| Given information |
───

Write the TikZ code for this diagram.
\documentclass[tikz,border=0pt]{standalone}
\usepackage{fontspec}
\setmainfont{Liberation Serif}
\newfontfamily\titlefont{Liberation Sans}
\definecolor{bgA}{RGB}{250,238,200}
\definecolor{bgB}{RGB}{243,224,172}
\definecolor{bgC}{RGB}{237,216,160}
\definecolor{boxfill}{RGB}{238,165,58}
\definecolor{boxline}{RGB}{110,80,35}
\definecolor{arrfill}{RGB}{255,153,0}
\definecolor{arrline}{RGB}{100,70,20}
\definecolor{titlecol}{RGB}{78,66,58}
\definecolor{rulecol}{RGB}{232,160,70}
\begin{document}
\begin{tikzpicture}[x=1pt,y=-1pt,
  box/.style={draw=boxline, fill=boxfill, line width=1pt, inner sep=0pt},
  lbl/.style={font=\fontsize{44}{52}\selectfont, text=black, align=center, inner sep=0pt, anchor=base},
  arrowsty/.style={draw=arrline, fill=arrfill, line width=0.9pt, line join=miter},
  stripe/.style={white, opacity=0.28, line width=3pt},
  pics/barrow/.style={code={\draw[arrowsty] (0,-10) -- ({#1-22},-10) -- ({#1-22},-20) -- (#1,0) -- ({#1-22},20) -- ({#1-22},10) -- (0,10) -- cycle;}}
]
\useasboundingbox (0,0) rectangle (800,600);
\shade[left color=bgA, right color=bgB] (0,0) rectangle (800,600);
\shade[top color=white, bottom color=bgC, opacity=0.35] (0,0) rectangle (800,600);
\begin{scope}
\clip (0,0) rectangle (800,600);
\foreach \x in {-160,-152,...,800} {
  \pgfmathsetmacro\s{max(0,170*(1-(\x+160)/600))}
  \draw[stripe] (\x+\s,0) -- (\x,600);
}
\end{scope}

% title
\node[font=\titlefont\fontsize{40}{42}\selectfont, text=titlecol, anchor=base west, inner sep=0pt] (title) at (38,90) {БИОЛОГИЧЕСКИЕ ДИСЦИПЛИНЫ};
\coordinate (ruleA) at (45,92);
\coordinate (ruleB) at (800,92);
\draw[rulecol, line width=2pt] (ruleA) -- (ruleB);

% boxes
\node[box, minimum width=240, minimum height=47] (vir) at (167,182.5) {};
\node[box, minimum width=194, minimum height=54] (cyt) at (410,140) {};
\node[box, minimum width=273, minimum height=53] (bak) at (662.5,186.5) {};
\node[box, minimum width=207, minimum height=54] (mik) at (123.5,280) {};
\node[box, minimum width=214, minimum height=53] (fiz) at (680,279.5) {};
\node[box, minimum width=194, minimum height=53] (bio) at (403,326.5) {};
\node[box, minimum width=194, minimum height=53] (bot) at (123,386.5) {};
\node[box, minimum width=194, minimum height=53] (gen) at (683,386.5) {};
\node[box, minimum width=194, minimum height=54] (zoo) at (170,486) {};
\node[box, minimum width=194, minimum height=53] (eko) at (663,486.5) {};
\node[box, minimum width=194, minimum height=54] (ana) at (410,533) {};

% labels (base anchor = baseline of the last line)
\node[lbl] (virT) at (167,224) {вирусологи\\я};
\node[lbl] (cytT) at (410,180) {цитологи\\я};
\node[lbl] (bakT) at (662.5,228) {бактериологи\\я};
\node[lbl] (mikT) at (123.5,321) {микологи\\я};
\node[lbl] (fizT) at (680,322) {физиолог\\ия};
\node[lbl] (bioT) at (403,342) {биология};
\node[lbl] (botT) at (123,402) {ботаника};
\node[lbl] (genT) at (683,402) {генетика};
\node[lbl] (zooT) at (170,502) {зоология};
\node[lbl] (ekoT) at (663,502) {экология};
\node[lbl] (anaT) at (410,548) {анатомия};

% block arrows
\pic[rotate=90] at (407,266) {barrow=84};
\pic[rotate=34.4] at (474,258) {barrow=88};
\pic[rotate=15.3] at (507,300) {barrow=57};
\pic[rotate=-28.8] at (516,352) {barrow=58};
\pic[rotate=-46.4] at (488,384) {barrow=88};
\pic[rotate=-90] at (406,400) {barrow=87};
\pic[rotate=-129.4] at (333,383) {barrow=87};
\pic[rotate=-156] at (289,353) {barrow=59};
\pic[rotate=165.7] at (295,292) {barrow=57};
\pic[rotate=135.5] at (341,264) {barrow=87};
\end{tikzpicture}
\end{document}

───

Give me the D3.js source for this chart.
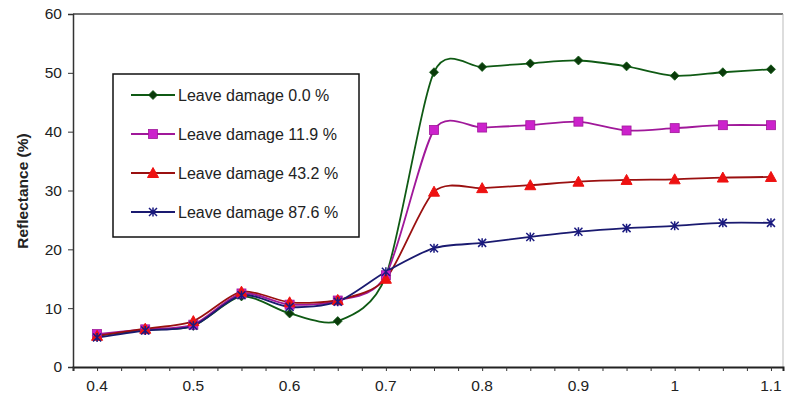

───

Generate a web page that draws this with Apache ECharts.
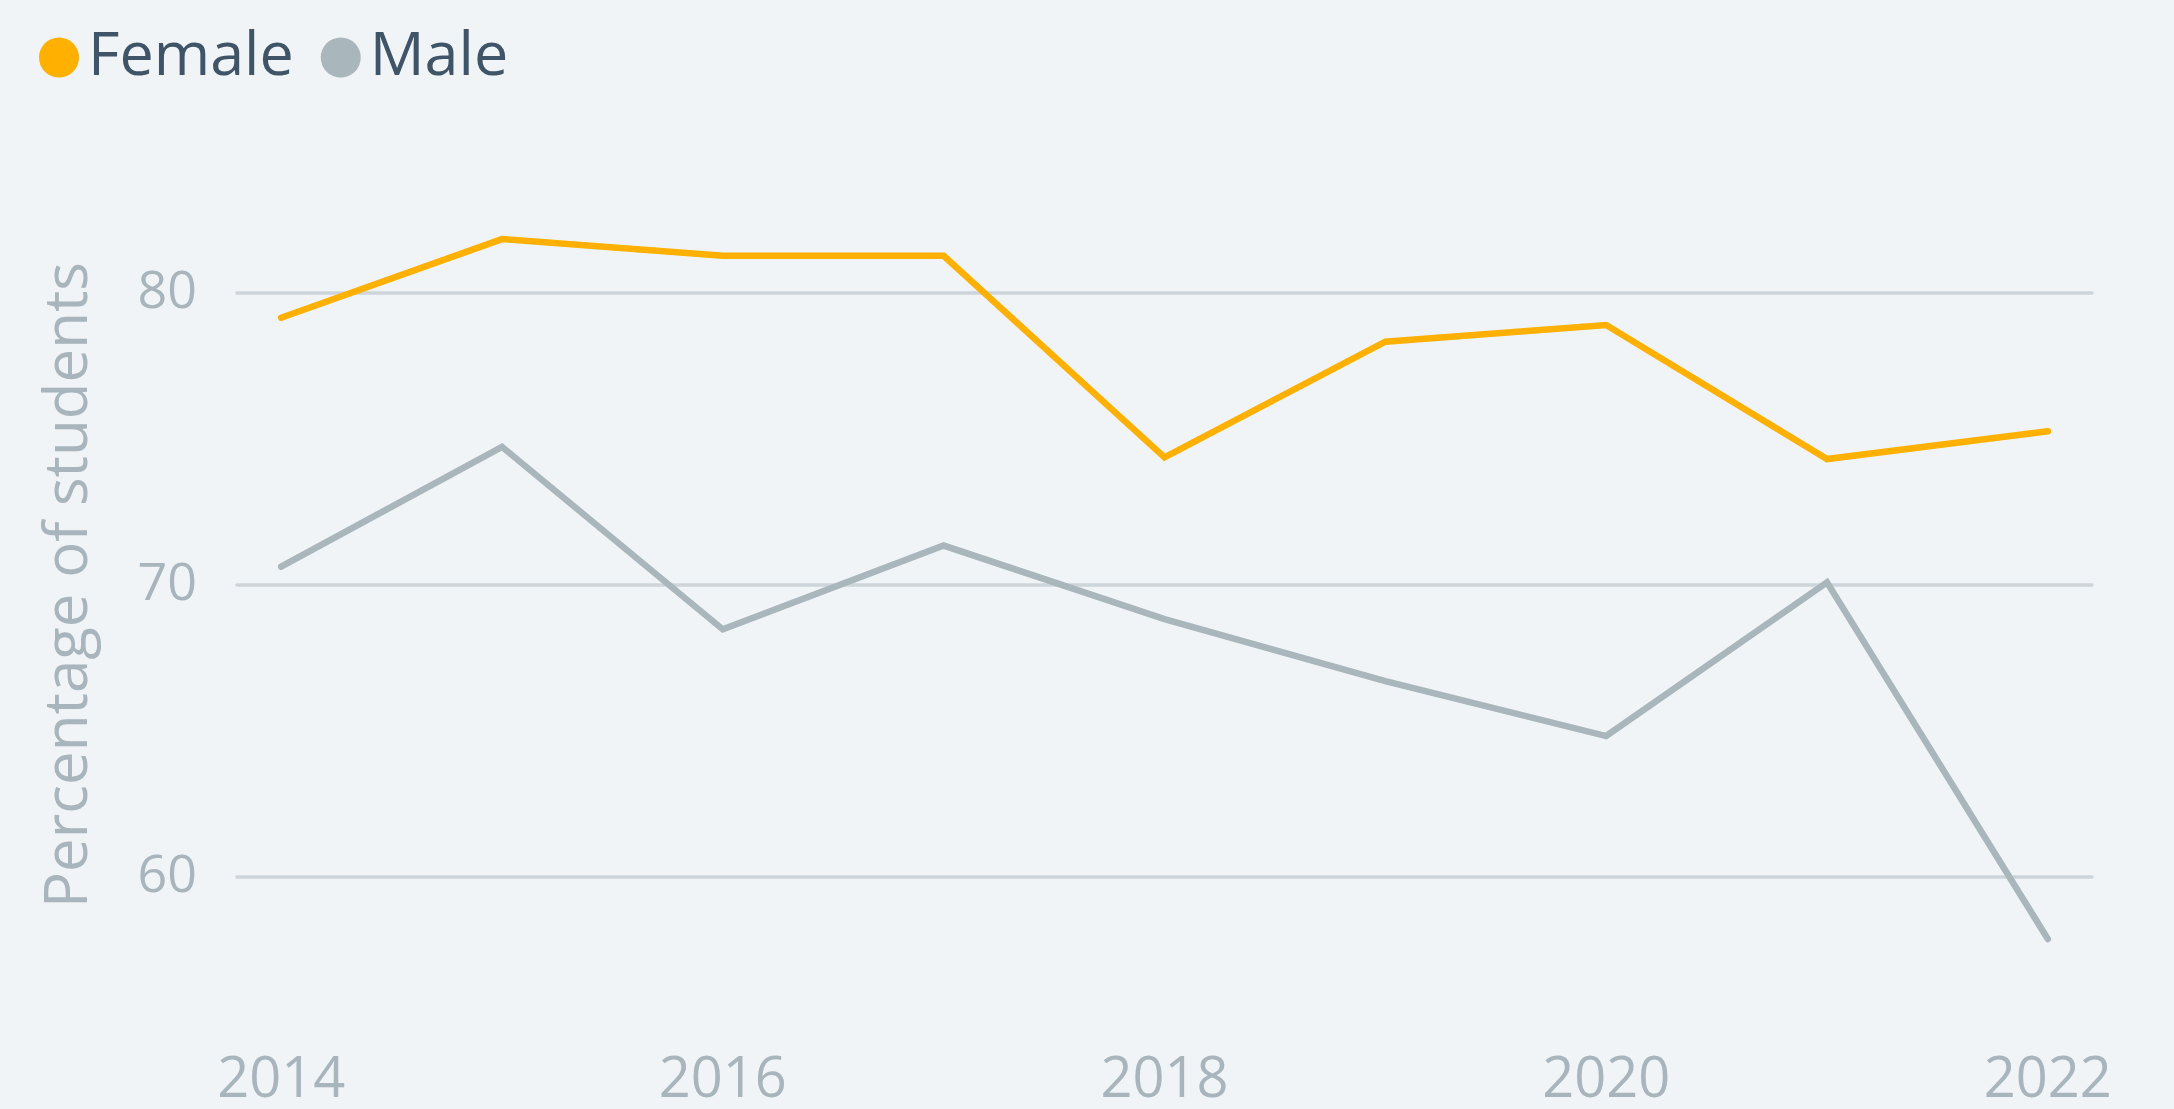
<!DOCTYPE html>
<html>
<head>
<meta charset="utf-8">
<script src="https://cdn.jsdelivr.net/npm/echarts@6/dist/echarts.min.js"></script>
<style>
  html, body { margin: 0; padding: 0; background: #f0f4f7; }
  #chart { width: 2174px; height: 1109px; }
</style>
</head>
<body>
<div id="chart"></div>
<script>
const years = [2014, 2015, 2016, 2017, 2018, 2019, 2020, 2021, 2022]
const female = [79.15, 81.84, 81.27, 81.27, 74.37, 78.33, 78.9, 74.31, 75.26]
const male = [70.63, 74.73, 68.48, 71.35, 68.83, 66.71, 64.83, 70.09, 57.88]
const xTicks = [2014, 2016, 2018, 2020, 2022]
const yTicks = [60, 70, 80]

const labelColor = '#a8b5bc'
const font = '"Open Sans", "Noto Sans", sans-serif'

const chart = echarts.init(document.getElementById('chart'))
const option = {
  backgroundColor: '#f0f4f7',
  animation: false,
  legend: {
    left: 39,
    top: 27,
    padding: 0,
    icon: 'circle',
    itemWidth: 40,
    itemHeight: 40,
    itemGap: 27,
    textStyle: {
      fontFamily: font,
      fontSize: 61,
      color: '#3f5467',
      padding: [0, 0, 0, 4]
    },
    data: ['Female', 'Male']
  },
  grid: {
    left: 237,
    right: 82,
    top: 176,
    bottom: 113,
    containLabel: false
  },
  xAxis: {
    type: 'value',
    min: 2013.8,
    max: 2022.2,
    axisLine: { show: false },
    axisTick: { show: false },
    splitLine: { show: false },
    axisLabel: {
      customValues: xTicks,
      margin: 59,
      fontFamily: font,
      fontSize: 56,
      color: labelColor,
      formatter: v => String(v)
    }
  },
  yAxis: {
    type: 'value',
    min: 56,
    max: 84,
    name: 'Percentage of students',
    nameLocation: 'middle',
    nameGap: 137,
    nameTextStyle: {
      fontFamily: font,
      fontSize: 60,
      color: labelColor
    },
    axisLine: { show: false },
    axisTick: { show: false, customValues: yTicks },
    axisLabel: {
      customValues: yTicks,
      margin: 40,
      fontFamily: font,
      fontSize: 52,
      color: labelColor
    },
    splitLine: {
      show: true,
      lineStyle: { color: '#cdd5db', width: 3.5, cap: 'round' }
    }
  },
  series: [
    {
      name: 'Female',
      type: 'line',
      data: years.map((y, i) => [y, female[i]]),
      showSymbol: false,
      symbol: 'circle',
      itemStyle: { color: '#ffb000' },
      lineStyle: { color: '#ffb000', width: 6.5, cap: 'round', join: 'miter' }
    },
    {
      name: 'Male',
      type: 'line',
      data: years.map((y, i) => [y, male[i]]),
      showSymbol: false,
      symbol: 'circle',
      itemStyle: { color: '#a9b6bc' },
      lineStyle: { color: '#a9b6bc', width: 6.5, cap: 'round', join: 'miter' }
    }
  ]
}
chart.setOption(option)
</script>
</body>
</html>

───

| Instruction |
Out of the material above, select every line that holds the string "code".

| Reply to the exercise |
Write the TikZ code for this diagram.
  pics/barrow/.style={code={\draw[arrowsty] (0,-10) -- ({#1-22},-10) -- ({#1-22},-20) -- (#1,0) -- ({#1-22},20) -- ({#1-22},10) -- (0,10) -- cycle;}}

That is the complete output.